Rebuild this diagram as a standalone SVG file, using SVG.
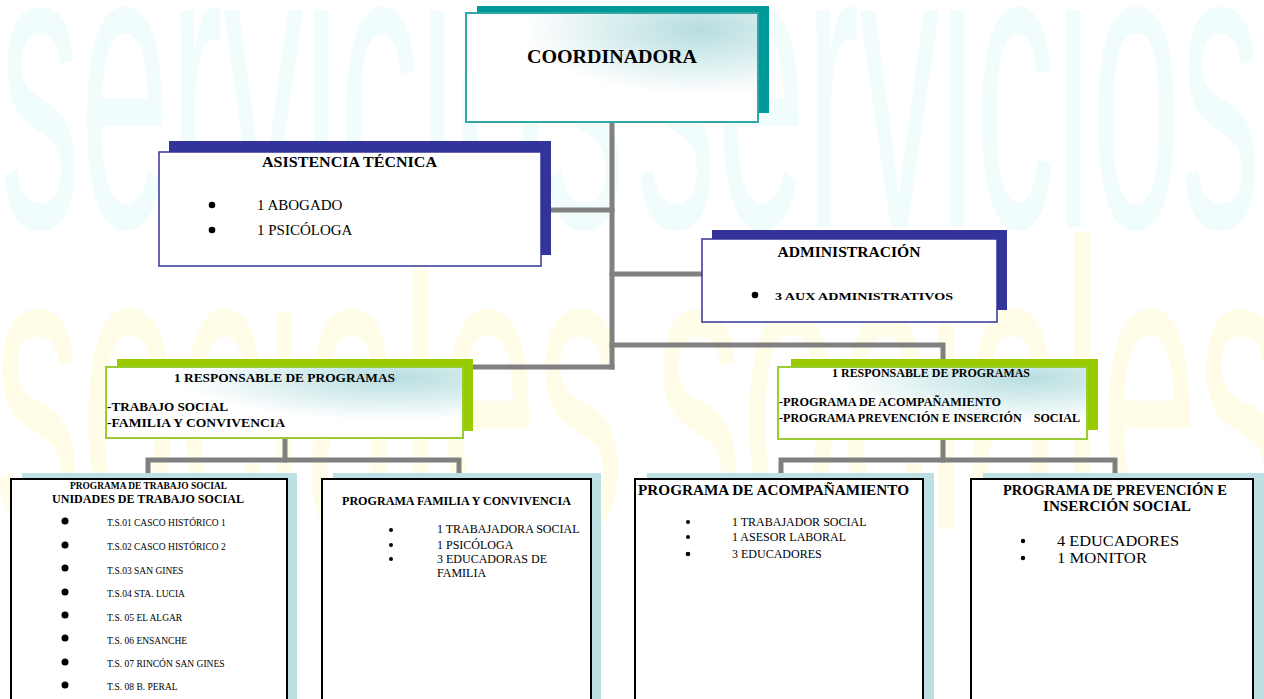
<svg xmlns="http://www.w3.org/2000/svg" width="1264" height="699" viewBox="0 0 1264 699">
<style>
.t{font-family:"Liberation Serif","Times New Roman",serif;fill:#000}
.b{font-weight:bold}
.c{text-anchor:middle}
.wm{font-family:"Liberation Sans",Arial,sans-serif;font-size:100px}
.wc{fill:#f1fcfd}
.wy{fill:#fffde8}
.con{fill:none;stroke:#808080;stroke-width:5;stroke-linecap:square;stroke-linejoin:miter}
.sh-teal{fill:#009999}
.sh-navy{fill:#333399}
.sh-green{fill:#99cc00}
.sh-cyan{fill:#bce0e3}
.fr-navy{fill:#fff;stroke:#333399;stroke-width:1.5}
.fr-black{fill:#fff;stroke:#000;stroke-width:2}
</style>
<defs>
<radialGradient id="rg" cx="0.8" cy="0.15" r="0.6">
<stop offset="0" stop-color="#b7dde0"/>
<stop offset="0.35" stop-color="#cfe9ea"/>
<stop offset="1" stop-color="#ffffff"/>
</radialGradient>
</defs>
<rect x="0" y="0" width="1264" height="699" fill="#fff"/>
<g id="watermark">
<text class="wm wc" transform="matrix(1.607 0 0 4.1 0 227)">servicios</text>
<text class="wm wc" transform="matrix(1.607 0 0 4.1 636 227)">servicios</text>
<text class="wm wy" transform="matrix(1.744 0 0 4.1 -6 529)">sociales</text>
<text class="wm wy" transform="matrix(1.744 0 0 4.1 655 529)">sociales</text>
</g>
<g id="connectors">
<path class="con" d="M612,122 V367"/>
<path class="con" d="M541,210 H612"/>
<path class="con" d="M612,274 H702"/>
<path class="con" d="M473,367 H612"/>
<path class="con" d="M612,345 H943 V359"/>
<path class="con" d="M285,438 V460"/>
<path class="con" d="M148,473 V460 H459 V473"/>
<path class="con" d="M943,439 V460"/>
<path class="con" d="M781,473 V460 H1115 V473"/>
</g>
<g id="coordinadora">
<rect class="sh-teal" x="477" y="6" width="292" height="107"/>
<rect x="466" y="13" width="292" height="109" fill="url(#rg)" stroke="#33a6a6" stroke-width="2"/>
<text class="t b c" x="612" y="63" font-size="19.5" textLength="170" lengthAdjust="spacingAndGlyphs">COORDINADORA</text>
</g>
<g id="asistencia">
<rect class="sh-navy" x="169" y="141" width="382" height="114"/>
<rect class="fr-navy" x="159" y="152" width="382" height="114"/>
<text class="t b c" x="349.5" y="167" font-size="14.5" textLength="175" lengthAdjust="spacingAndGlyphs">ASISTENCIA TÉCNICA</text>
<circle cx="212" cy="205" r="3.3"/>
<circle cx="212" cy="230" r="3.3"/>
<text class="t" x="257" y="210" font-size="15">1 ABOGADO</text>
<text class="t" x="257" y="235" font-size="15">1 PSICÓLOGA</text>
</g>
<g id="administracion">
<rect class="sh-navy" x="712" y="230" width="295" height="80"/>
<rect class="fr-navy" x="702" y="239" width="295" height="83"/>
<text class="t b c" x="849" y="257" font-size="14" textLength="143" lengthAdjust="spacingAndGlyphs">ADMINISTRACIÓN</text>
<circle cx="755" cy="295" r="3.3"/>
<text class="t b" x="775" y="300" font-size="11" textLength="178" lengthAdjust="spacingAndGlyphs">3 AUX ADMINISTRATIVOS</text>
</g>
<g id="responsable-izq">
<rect class="sh-green" x="117" y="359" width="356" height="72"/>
<rect x="106" y="367" width="357" height="71" fill="url(#rg)" stroke="#99cc33" stroke-width="2"/>
<text class="t b c" x="284.5" y="382" font-size="13" textLength="221" lengthAdjust="spacingAndGlyphs">1 RESPONSABLE DE PROGRAMAS</text>
<text class="t b" x="107" y="411" font-size="13" textLength="121" lengthAdjust="spacingAndGlyphs">-TRABAJO SOCIAL</text>
<text class="t b" x="107" y="427" font-size="13" textLength="178" lengthAdjust="spacingAndGlyphs">-FAMILIA Y CONVIVENCIA</text>
</g>
<g id="responsable-der">
<rect class="sh-green" x="791" y="359" width="307" height="71"/>
<rect x="778" y="367" width="309" height="72" fill="url(#rg)" stroke="#99cc33" stroke-width="2"/>
<text class="t b c" x="931" y="377" font-size="12" textLength="198" lengthAdjust="spacingAndGlyphs">1 RESPONSABLE DE PROGRAMAS</text>
<text class="t b" x="779" y="406" font-size="12" textLength="222" lengthAdjust="spacingAndGlyphs">-PROGRAMA DE ACOMPAÑAMIENTO</text>
<text class="t b" x="779" y="422" font-size="12" textLength="301" lengthAdjust="spacingAndGlyphs" style="white-space:pre">-PROGRAMA PREVENCIÓN E INSERCIÓN    SOCIAL</text>
</g>
<g id="trabajo-social">
<rect class="sh-cyan" x="22" y="473" width="275" height="240"/>
<rect class="fr-black" x="11" y="479" width="276" height="240"/>
<text class="t b c" x="148.5" y="489" font-size="9.5" textLength="157" lengthAdjust="spacingAndGlyphs">PROGRAMA DE TRABAJO SOCIAL</text>
<text class="t b c" x="148" y="503" font-size="12" textLength="192" lengthAdjust="spacingAndGlyphs">UNIDADES DE TRABAJO SOCIAL</text>
<g>
<circle cx="65" cy="521" r="3.5"/>
<circle cx="65" cy="545" r="3.5"/>
<circle cx="65" cy="568" r="3.5"/>
<circle cx="65" cy="592" r="3.5"/>
<circle cx="65" cy="615" r="3.5"/>
<circle cx="65" cy="638" r="3.5"/>
<circle cx="65" cy="662" r="3.5"/>
<circle cx="65" cy="685" r="3.5"/>
</g>
<text class="t" x="107" y="526" font-size="9.5">T.S.01 CASCO HISTÓRICO 1</text>
<text class="t" x="107" y="550" font-size="9.5">T.S.02 CASCO HISTÓRICO 2</text>
<text class="t" x="107" y="574" font-size="9.5">T.S.03 SAN GINES</text>
<text class="t" x="107" y="597" font-size="9.5">T.S.04 STA. LUCIA</text>
<text class="t" x="107" y="621" font-size="9.5">T.S. 05 EL ALGAR</text>
<text class="t" x="107" y="644" font-size="9.5">T.S. 06 ENSANCHE</text>
<text class="t" x="107" y="667" font-size="9.5">T.S. 07 RINCÓN SAN GINES</text>
<text class="t" x="107" y="690" font-size="9.5">T.S. 08 B. PERAL</text>
</g>
<g id="familia-convivencia">
<rect class="sh-cyan" x="333" y="473" width="268" height="240"/>
<rect class="fr-black" x="322" y="479" width="269" height="240"/>
<text class="t b" x="342" y="505" font-size="12" textLength="229" lengthAdjust="spacingAndGlyphs">PROGRAMA FAMILIA Y CONVIVENCIA</text>
<circle cx="391" cy="530" r="2"/>
<circle cx="391" cy="545" r="2"/>
<circle cx="391" cy="559" r="2"/>
<text class="t" x="437" y="533" font-size="12">1 TRABAJADORA SOCIAL</text>
<text class="t" x="437" y="549" font-size="12">1 PSICÓLOGA</text>
<text class="t" x="437" y="563" font-size="12">3 EDUCADORAS DE</text>
<text class="t" x="437" y="577" font-size="12">FAMILIA</text>
</g>
<g id="acompanamiento">
<rect class="sh-cyan" x="647" y="473" width="287" height="240"/>
<rect class="fr-black" x="635" y="479" width="288" height="240"/>
<text class="t b" x="638" y="495" font-size="14.5" textLength="271" lengthAdjust="spacingAndGlyphs">PROGRAMA DE ACOMPAÑAMIENTO</text>
<circle cx="688" cy="522" r="2"/>
<circle cx="688" cy="537" r="2"/>
<circle cx="688" cy="554" r="2.3"/>
<text class="t" x="732" y="526" font-size="12">1 TRABAJADOR SOCIAL</text>
<text class="t" x="732" y="541" font-size="12">1 ASESOR LABORAL</text>
<text class="t" x="732" y="558" font-size="12">3 EDUCADORES</text>
</g>
<g id="prevencion-insercion">
<rect class="sh-cyan" x="983" y="473" width="281" height="240"/>
<rect class="fr-black" x="971" y="479" width="282" height="240"/>
<text class="t b c" x="1115" y="495" font-size="14.5" textLength="224" lengthAdjust="spacingAndGlyphs">PROGRAMA DE PREVENCIÓN E</text>
<text class="t b c" x="1117" y="511" font-size="14.5" textLength="148" lengthAdjust="spacingAndGlyphs">INSERCIÓN SOCIAL</text>
<circle cx="1023" cy="541" r="2.2"/>
<circle cx="1023" cy="558" r="2.2"/>
<text class="t" x="1057" y="546" font-size="14" textLength="122" lengthAdjust="spacingAndGlyphs">4 EDUCADORES</text>
<text class="t" x="1057" y="563" font-size="14" textLength="90" lengthAdjust="spacingAndGlyphs">1 MONITOR</text>
</g>
</svg>
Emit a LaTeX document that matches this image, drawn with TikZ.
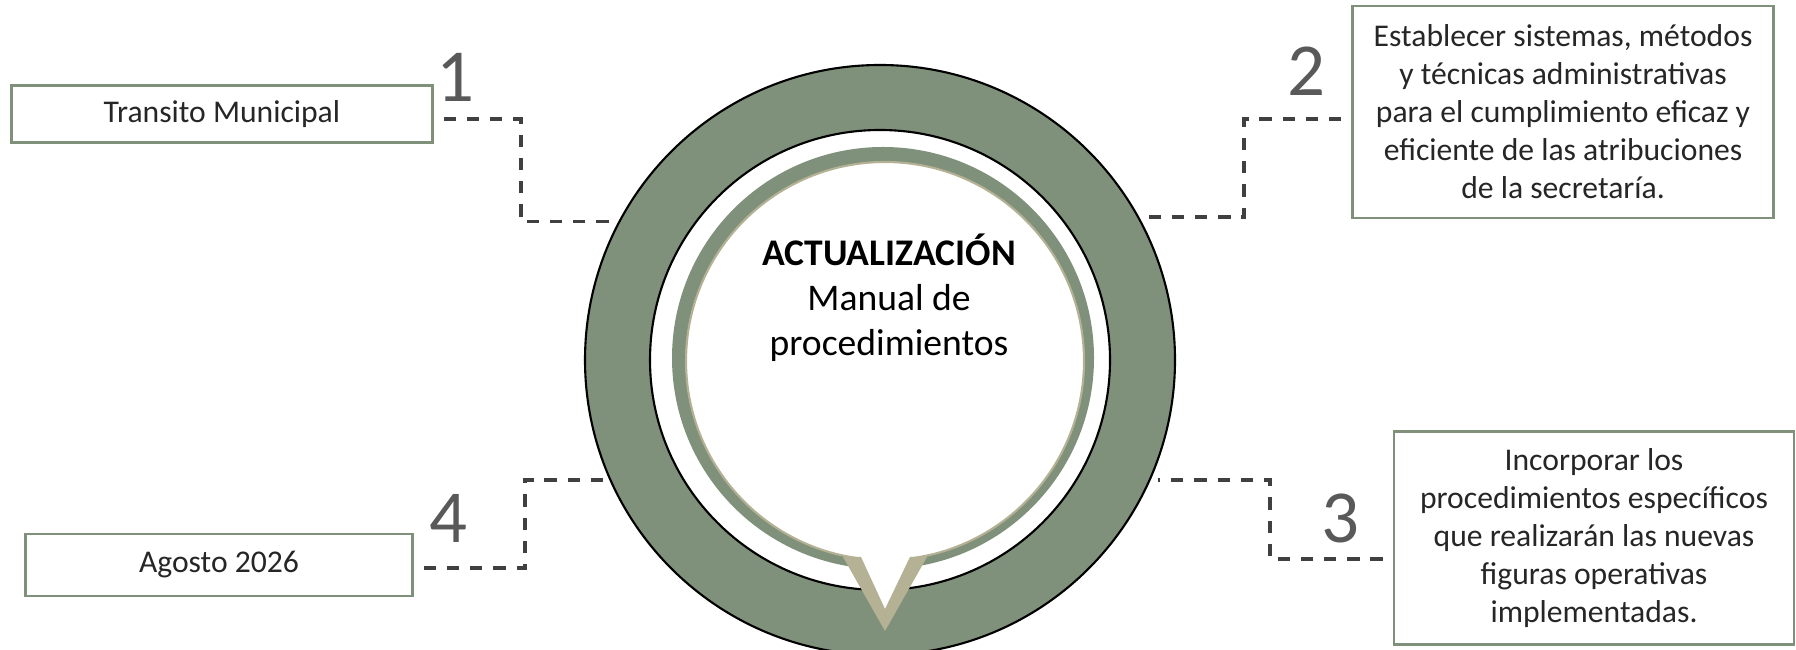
\documentclass[tikz,border=0pt]{standalone}
\usepackage{fontspec}
\setmainfont{Carlito}
\usetikzlibrary{positioning}
\definecolor{ring_green}{RGB}{127,145,122}
\definecolor{tail_tan}{RGB}{181,177,148}
\definecolor{dash_gray}{RGB}{64,64,64}
\definecolor{num_gray}{RGB}{89,89,89}
\definecolor{text_gray}{RGB}{38,38,38}

\begin{document}
\begin{tikzpicture}[semithick]
    \tikzstyle{box}=[draw=ring_green, line width=0.7pt, fill=white, rectangle, inner sep=0pt, text=text_gray, align=center, font=\fontsize{9}{10.8}\selectfont]
    \tikzstyle{num}=[text=num_gray, inner sep=0pt, font=\fontsize{21.3}{24}\selectfont]
    \tikzstyle{link}=[draw=dash_gray, line width=1.1pt, dash pattern=on 3.5pt off 3.1pt, shorten <=0.1cm, shorten >=0.08cm]
    \tikzstyle{ring}=[circle, inner sep=0pt, outer sep=0pt, fill=ring_green, draw=black, line width=0.6pt]

    \useasboundingbox (0,0) rectangle (17.96,6.50);
    \clip (0,0) rectangle (17.96,6.50);

    % center bubble
    \node[ring, minimum size=5.90cm] (ring) at (8.80,2.90) {};
    \node[circle, inner sep=0pt, minimum size=4.60cm, fill=white, draw=black, line width=0.6pt] (hole) at (ring) {};
    \node[circle, inner sep=0pt, minimum size=4.22cm, fill=ring_green] (band) at (8.83,2.92) {};
    \node[circle, inner sep=0pt, minimum size=3.98cm, fill=white, draw=tail_tan, line width=0.6pt] (core) at (8.85,2.89) {};
    \fill[white] (8.38,1.30) -- (9.32,1.30) -- (8.85,0.40) -- cycle;
    \fill[tail_tan] (8.43,0.93) -- (8.61,0.93) -- (8.85,0.41) -- (9.10,0.93) -- (9.27,0.93) -- (8.85,0.19) -- cycle;

    \node[align=center, font=\fontsize{10.7}{12.8}\selectfont] (title) at (8.89,3.52) {\textbf{ACTUALIZACIÓN}\\Manual de\\procedimientos};

    % boxes
    \node[box, minimum width=4.21cm, minimum height=0.57cm] (t1) at (2.22,5.36) {Transito Municipal};
    \node[box, minimum width=4.21cm, minimum height=2.12cm] (t2) at (15.63,5.38) {Establecer sistemas, métodos\\y técnicas administrativas\\para el cumplimiento eficaz y\\eficiente de las atribuciones\\de la secretaría.};
    \node[box, minimum width=4.00cm, minimum height=2.13cm] (t3) at (15.94,1.12) {Incorporar los\\procedimientos específicos\\que realizarán las nuevas\\figuras operativas\\implementadas.};
    \node[box, minimum width=3.87cm, minimum height=0.62cm] (t4) at (2.19,0.85) {Agosto 2026};

    \node[num] (n1) at (4.55,5.73) {1};
    \node[num] (n2) at (13.06,5.79) {2};
    \node[num] (n3) at (13.40,1.32) {3};
    \node[num] (n4) at (4.48,1.32) {4};

    \draw[link] ([yshift=-0.5mm]t1.east) -- ++(0.87,0) |- (ring.152);
    \draw[link] ([yshift=-0.7mm]t2.west) -- ++(-1.07,0) |- (ring.29);
    \draw[link] ([yshift=-2.1mm]t3.west) -- ++(-1.23,0) |- (ring.336);
    \draw[link] ([yshift=-0.3mm]t4.east) -- ++(1.11,0) |- (ring.204);
\end{tikzpicture}
\end{document}
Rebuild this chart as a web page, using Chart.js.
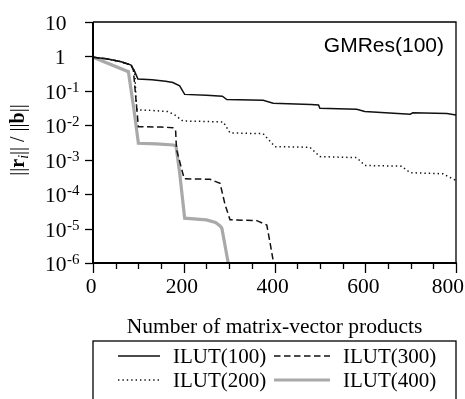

▸ **SET PROBLEM**: Pull out all lines containing "standalone".

▸ **RESPONSE**:
Rebuild this diagram as a standalone SVG file, using SVG.
\documentclass[tikz,border=0pt]{standalone}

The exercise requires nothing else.